I had solo time booked for one of the 2-32s in the morning, so I took 87R up for three flights to between 4,000 and 3,000 feet. The longer tow and smooth air gave me time to box the wake, which worked just fine.
I didn't do much exciting other than practice some speed control in turns and look for lift (there was none yet). I was mainly interested in trying to improve my landings. I entered the pattern a bit higher than normal and did a better job that I had recently.
ASK-21 Training
Later in the day, Jim and I took the ASK-21 up to practice some maneuvers in a different glider.

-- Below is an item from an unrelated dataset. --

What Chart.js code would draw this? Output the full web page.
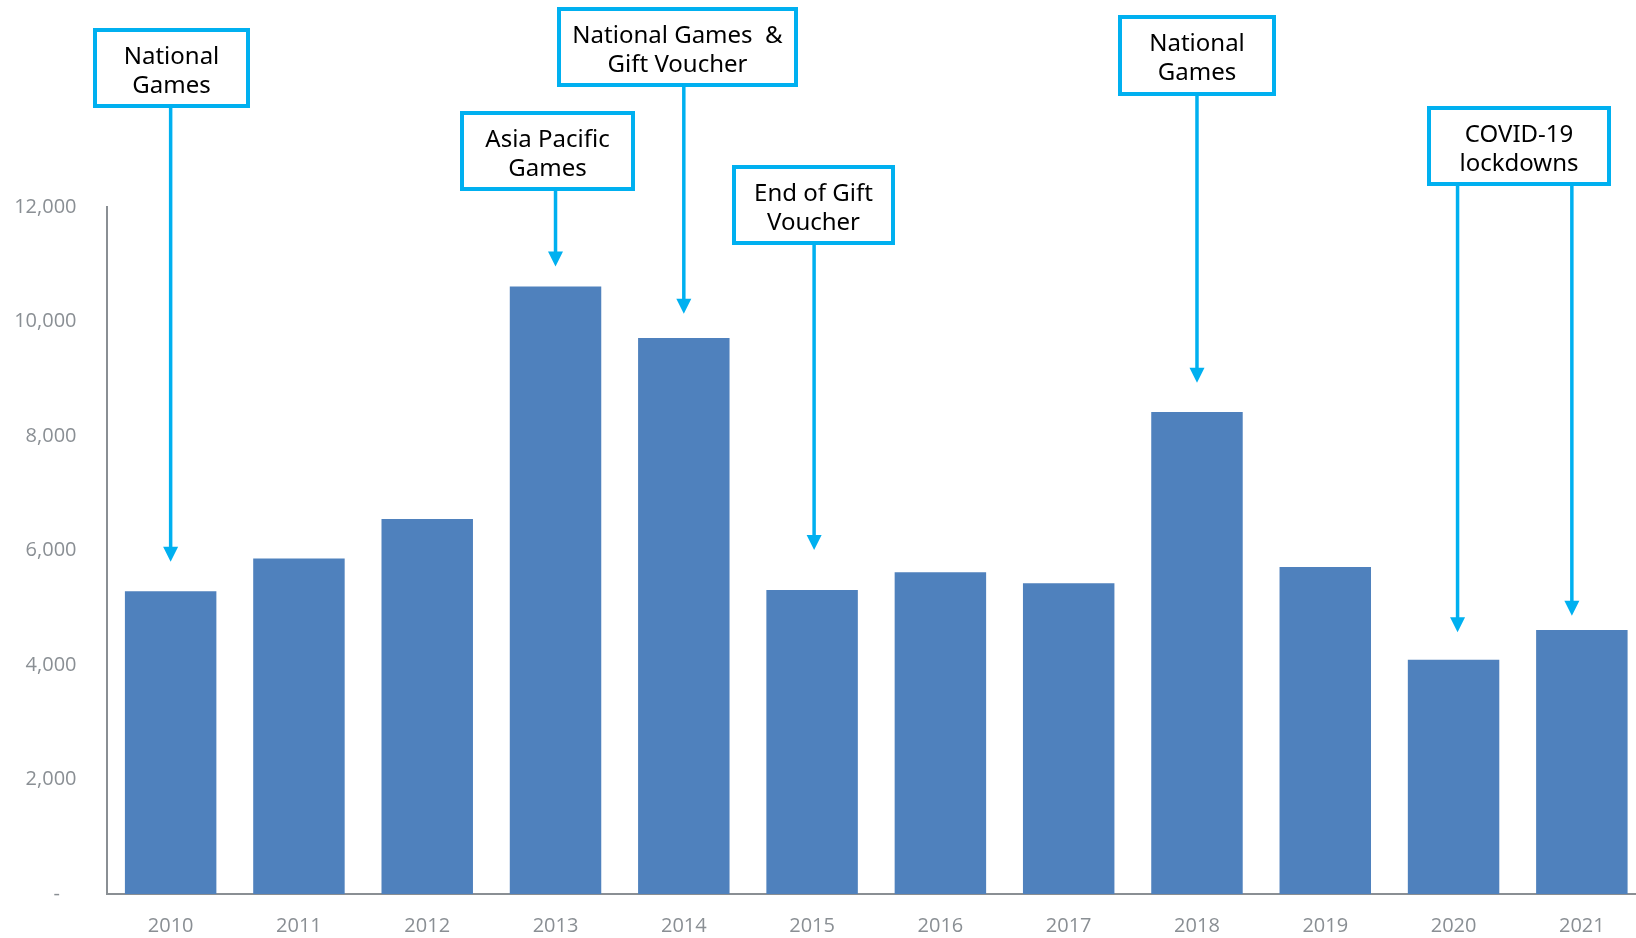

Our first flight was a high tow (5,000 feet) which gave me time to box the wake on tow and re-acquaint myself with flying a more responsive glider.
Off tow, we ran thru a bunch of maneuvers to get used to flying the 21: slow flight, imminent stalls (forward and turning), stalls, steep turns, spiral dive recovery, full-stick-back turns, and incipient spins. It was a whirlwind tour of flying the 21 but it came pretty easily and I enjoyed it. We landed on on runway 24 without much trouble. The spoilers threw me a bit. They don't slow the glider like those on the 2-32.
The next two flights were lower. We worked on a few more things, mainly slips. Then I got to put them to use, landing without spoilers on runway 31 and 24. The ASK-21 can slip a lot harder than the 2-32, so it wasn't too bad.
Jim said that I did well enough on the flights that he'd be able to solo me in the 21 with just a few more short flights to make sure I can takeoff and land without incident.